Zugegeben, darauf käme nicht jeder, zumal es derzeit wirtschaftlich mit Teheran und Paris besser funktioniert als mit anderen europäischen Staaten. Und der französische Präsident selbst wird auf diese Beleidigungen lächelnd und achselzuckend reagieren. Doch er muss, ja er wird diese Herabwürdigungen ernst nehmen. Denn sie zeigen ihm die Grenzen seiner Nahostpolitik.
Verliehen hat ihm diese Spottnamen kein Geringerer als Dr. Ali Akbar Velayati, der aussenpolitische Berater von Revolutionsführer Ayatollah Ali Khamenei. Und Macron weiss gut, dass der faktische Aussenminister des Iran nicht Zarif, sondern Velayati heisst.
Der faktische Außenminister
Der 72-Jährige ist ein in den USA ausgebildeter Kinderarzt. 16 Jahre lang stand er an der Spitze des iranischen Aussenministeriums. Es waren die Jahre des Revolutionschaos, der Stabilisierung der neuen Macht und des Kriegs mit dem Irak.

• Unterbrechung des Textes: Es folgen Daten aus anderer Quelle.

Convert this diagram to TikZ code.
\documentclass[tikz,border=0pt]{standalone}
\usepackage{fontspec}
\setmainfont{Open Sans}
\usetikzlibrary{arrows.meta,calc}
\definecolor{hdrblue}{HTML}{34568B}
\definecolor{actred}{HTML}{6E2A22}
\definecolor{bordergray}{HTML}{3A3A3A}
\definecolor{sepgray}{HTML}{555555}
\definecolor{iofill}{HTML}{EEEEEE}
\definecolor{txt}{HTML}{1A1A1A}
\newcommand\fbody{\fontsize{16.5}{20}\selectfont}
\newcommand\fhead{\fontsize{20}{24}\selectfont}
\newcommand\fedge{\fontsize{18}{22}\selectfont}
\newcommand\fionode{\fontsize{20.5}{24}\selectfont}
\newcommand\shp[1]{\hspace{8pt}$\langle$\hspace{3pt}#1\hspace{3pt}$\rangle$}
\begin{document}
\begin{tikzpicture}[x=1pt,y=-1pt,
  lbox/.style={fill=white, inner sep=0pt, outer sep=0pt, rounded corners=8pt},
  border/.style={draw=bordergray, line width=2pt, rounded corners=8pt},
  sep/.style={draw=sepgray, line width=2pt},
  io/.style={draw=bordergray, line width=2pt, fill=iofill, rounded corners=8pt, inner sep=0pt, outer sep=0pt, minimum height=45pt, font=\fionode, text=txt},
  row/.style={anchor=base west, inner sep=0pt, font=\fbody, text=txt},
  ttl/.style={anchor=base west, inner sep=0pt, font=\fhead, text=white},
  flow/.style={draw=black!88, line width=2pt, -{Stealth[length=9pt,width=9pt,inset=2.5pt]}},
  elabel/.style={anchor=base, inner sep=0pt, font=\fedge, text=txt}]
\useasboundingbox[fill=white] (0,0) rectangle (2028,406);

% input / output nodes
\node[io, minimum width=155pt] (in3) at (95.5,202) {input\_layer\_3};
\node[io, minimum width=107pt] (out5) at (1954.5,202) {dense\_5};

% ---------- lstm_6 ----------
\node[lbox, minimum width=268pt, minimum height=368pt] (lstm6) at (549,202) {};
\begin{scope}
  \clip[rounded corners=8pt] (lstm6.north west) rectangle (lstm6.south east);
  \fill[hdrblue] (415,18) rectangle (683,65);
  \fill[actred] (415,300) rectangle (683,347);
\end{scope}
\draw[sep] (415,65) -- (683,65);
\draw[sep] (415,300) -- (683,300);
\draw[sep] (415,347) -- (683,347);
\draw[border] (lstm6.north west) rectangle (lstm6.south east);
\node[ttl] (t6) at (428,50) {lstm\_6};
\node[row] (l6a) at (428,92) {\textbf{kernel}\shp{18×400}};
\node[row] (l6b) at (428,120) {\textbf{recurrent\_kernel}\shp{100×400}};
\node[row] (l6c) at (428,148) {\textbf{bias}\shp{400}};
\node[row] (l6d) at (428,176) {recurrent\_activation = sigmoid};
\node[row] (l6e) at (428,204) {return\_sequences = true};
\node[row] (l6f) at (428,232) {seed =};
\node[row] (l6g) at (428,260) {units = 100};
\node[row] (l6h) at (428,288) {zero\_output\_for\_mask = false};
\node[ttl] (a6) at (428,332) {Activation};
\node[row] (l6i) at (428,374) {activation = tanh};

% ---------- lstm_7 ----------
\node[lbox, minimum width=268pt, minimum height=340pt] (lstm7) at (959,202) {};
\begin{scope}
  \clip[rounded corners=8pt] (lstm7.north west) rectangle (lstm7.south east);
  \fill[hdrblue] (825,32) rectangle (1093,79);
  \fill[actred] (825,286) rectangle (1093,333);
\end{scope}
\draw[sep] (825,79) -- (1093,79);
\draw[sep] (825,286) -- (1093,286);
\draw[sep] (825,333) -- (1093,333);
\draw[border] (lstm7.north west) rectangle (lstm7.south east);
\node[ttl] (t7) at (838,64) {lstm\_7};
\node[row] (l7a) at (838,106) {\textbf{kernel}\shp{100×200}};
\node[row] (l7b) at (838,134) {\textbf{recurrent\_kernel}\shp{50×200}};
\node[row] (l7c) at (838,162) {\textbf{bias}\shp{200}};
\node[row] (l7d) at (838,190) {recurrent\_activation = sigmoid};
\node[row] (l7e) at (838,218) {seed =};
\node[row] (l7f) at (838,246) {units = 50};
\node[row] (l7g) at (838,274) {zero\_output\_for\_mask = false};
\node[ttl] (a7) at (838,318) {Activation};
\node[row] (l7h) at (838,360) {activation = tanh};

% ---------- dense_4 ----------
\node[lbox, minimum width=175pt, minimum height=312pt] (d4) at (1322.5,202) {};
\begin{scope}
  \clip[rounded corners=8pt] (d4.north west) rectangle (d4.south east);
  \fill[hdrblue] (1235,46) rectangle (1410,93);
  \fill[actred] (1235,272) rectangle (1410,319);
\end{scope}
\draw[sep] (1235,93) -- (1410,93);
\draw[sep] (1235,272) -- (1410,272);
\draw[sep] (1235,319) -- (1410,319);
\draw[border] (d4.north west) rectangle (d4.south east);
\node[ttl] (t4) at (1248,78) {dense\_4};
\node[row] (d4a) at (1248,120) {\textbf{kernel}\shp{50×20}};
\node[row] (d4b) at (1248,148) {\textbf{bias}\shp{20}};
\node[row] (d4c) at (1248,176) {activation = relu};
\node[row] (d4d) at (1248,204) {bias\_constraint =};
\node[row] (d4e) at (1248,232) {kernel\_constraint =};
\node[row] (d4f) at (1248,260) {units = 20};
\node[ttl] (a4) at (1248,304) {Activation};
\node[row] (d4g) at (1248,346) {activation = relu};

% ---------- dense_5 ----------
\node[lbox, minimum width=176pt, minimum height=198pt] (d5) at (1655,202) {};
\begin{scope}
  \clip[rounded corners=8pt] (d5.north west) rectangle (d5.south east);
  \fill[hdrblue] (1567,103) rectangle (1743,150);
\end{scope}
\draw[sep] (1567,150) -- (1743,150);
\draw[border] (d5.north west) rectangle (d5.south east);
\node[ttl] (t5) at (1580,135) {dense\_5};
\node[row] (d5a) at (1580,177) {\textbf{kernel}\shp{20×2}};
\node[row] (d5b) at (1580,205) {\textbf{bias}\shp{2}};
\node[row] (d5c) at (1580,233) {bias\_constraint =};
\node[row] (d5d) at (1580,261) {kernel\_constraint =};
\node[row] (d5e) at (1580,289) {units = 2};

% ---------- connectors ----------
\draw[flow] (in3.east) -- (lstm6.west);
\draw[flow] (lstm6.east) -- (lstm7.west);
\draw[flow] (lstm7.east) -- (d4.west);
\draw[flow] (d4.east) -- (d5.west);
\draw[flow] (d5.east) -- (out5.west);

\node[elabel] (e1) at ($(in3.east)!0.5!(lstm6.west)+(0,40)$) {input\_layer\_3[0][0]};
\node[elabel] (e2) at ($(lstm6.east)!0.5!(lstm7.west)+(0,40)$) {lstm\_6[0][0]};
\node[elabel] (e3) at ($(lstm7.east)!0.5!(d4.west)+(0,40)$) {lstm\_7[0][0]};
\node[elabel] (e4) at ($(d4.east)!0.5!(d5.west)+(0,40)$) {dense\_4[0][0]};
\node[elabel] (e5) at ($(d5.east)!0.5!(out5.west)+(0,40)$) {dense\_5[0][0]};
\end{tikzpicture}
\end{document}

Deshalb gilt Velayati zurecht als einer der Architekten der Islamischen Republik, und er wäre wahrscheinlich immer noch Aussenminister, wenn er frei durch die Welt reisen könnte. Aber die Justiz- und Ermittlungsbehörden vieler Länder halten ihn mitverantwortlich für eine Reihe von Terroranschlägen in den achtziger und neunziger Jahren des vergangenen Jahrhunderts.

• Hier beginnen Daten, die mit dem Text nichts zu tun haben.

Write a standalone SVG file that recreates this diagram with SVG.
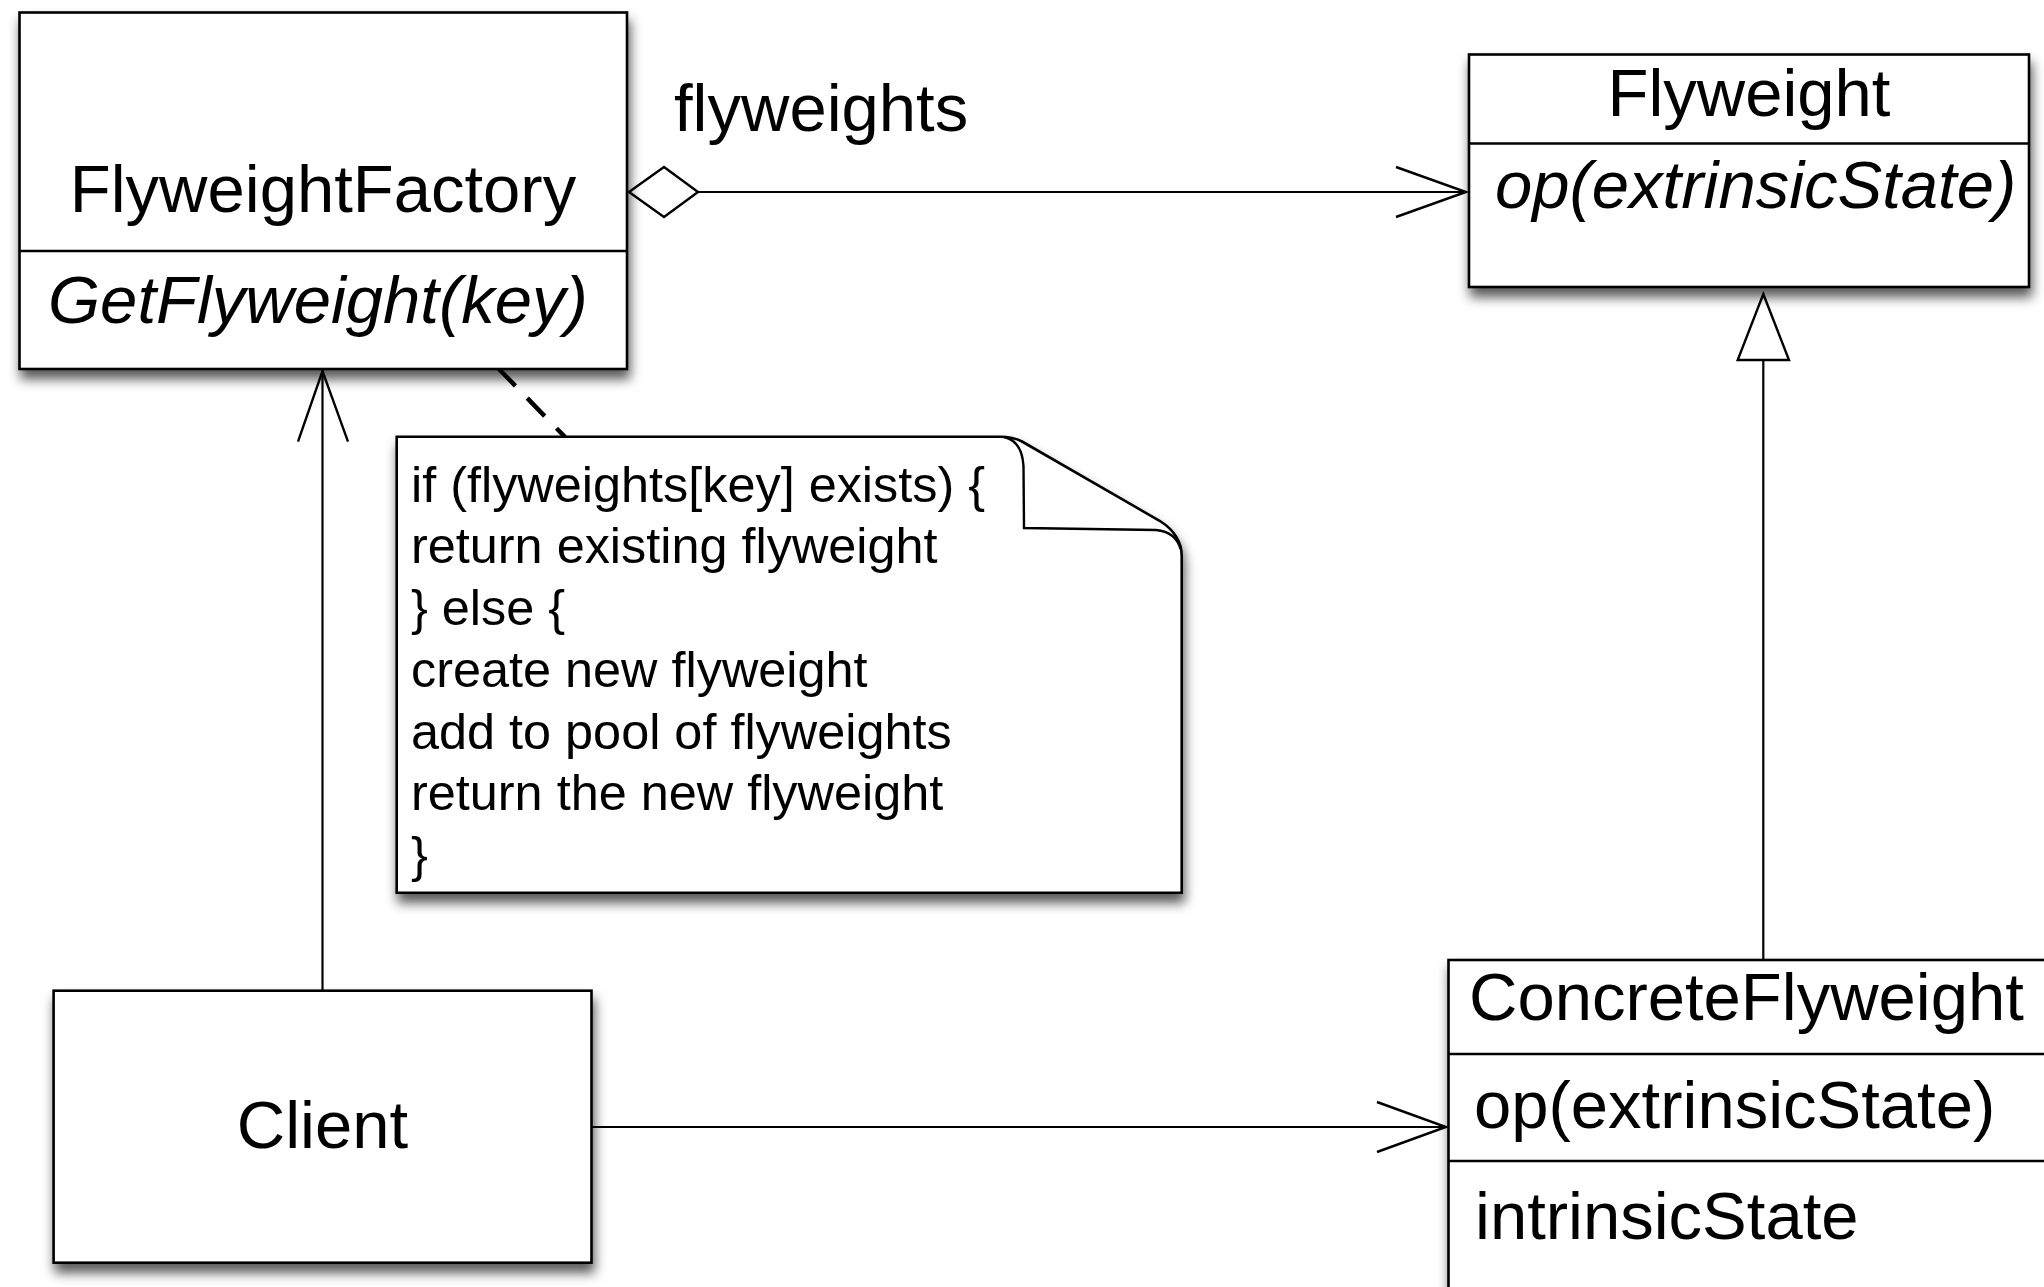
<svg xmlns="http://www.w3.org/2000/svg" width="2044" height="1287" viewBox="0 0 2044 1287">
<style>
.box{fill:#fff;stroke:#000;stroke-width:2.6}
.div{stroke:#000;stroke-width:2.4;fill:none}
.t{font-family:"Liberation Sans",Arial,Helvetica,sans-serif;font-size:67px;fill:#000}
.i{font-style:italic}
.n{font-family:"Liberation Sans",Arial,Helvetica,sans-serif;font-size:50.4px;fill:#000}
.ln{stroke:#000;stroke-width:2.2;fill:none}
.open{stroke:#000;stroke-width:2.4;fill:none}
.hollow{stroke:#000;stroke-width:2.4;fill:#fff}
</style>
<defs>
<filter id="sh" x="-10%" y="-10%" width="125%" height="130%">
<feDropShadow dx="2" dy="9" stdDeviation="6" flood-color="#000" flood-opacity="0.65"/>
</filter>
</defs>
<rect width="2044" height="1287" fill="#fff"/>

<g id="connectors">
<line class="ln" x1="322.5" y1="990.7" x2="322.5" y2="370"/>
<polyline class="open" points="298,441.7 322.5,371 348,441.7"/>
<line class="ln" x1="591.5" y1="1127" x2="1446" y2="1127"/>
<polyline class="open" points="1377,1102 1446,1127 1377,1152"/>
<line class="ln" x1="698" y1="192" x2="1466" y2="192"/>
<polyline class="open" points="1396,167 1466,192 1396,217"/>
<polygon class="hollow" points="629,192 664,167 698,192 664,217"/>
<line class="ln" x1="1763.3" y1="960" x2="1763.3" y2="360"/>
<polygon class="hollow" points="1763.3,294 1789,360 1737.7,360"/>
<line x1="498" y1="368" x2="565" y2="437" stroke="#000" stroke-width="4.5" stroke-dasharray="25,17"/>
</g>

<g id="FlyweightFactory">
<rect class="box" filter="url(#sh)" x="19.5" y="12.5" width="607.5" height="356.5"/>
<line class="div" x1="19.5" y1="251" x2="627" y2="251"/>
<text class="t" x="323" y="212" text-anchor="middle">FlyweightFactory</text>
<text class="t i" x="48" y="323">GetFlyweight(key)</text>
</g>

<g id="aggLabel">
<text class="t" x="674" y="131">flyweights</text>
</g>

<g id="Flyweight">
<rect class="box" filter="url(#sh)" x="1469" y="54.5" width="560" height="232.5"/>
<line class="div" x1="1469" y1="143.5" x2="2029" y2="143.5"/>
<text class="t" x="1749" y="116" text-anchor="middle">Flyweight</text>
<text class="t i" x="1495" y="208">op(extrinsicState)</text>
</g>

<g id="Note">
<path class="box" filter="url(#sh)" d="M396.7,436.7 L1000,436.7 Q1013,436.7 1022,441.5 L1160,521 Q1181.7,535 1181.7,556 L1181.7,892.7 L396.7,892.7 Z"/>
<path class="div" d="M1004,437 Q1022,441 1023.5,466 L1024,528 L1156,530 Q1176,532 1180.5,549"/>
<text class="n" x="411" y="501.7">if (flyweights[key] exists) {</text>
<text class="n" x="411" y="563.4">return existing flyweight</text>
<text class="n" x="411" y="625.1">} else {</text>
<text class="n" x="411" y="686.8">create new flyweight</text>
<text class="n" x="411" y="748.5">add to pool of flyweights</text>
<text class="n" x="411" y="810.2">return the new flyweight</text>
<text class="n" x="411" y="871.9">}</text>
</g>

<g id="Client">
<rect class="box" filter="url(#sh)" x="53.6" y="990.7" width="537.9" height="272"/>
<text class="t" x="322.5" y="1148" text-anchor="middle">Client</text>
</g>

<g id="ConcreteFlyweight">
<rect class="box" filter="url(#sh)" x="1448.5" y="960" width="640" height="360"/>
<line class="div" x1="1448.5" y1="1054" x2="2060" y2="1054"/>
<line class="div" x1="1448.5" y1="1161" x2="2060" y2="1161"/>
<text class="t" x="1469" y="1020">ConcreteFlyweight</text>
<text class="t" x="1474" y="1128">op(extrinsicState)</text>
<text class="t" x="1475" y="1239">intrinsicState</text>
</g>
</svg>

Schauplätze dieser Terrorakte waren alle Kontinente: Sie fanden in Argentinien, Berlin, Beirut, Paris, Tokio oder Rom statt. Und viele geschahen während Velayatis Amtszeit. In Deutschland liegt gegen ihn sogar ein Haftbefehl vor, wegen des so genannten Mykonos-Attentats vor fast 26 Jahren.
Nur er kann es wissen
Velayatis heutige Reiseziele beschränken sich daher auf Damaskus, Beirut und Moskau, wo er keine Komplikationen zu befürchten hat. Doch ausländische Diplomaten, die nach Teheran reisen, bemühen sich um Treffen mit ihm, denn nur Velayati kann ihnen signalisieren, wohin der Iran aussenpolitisch gehen will.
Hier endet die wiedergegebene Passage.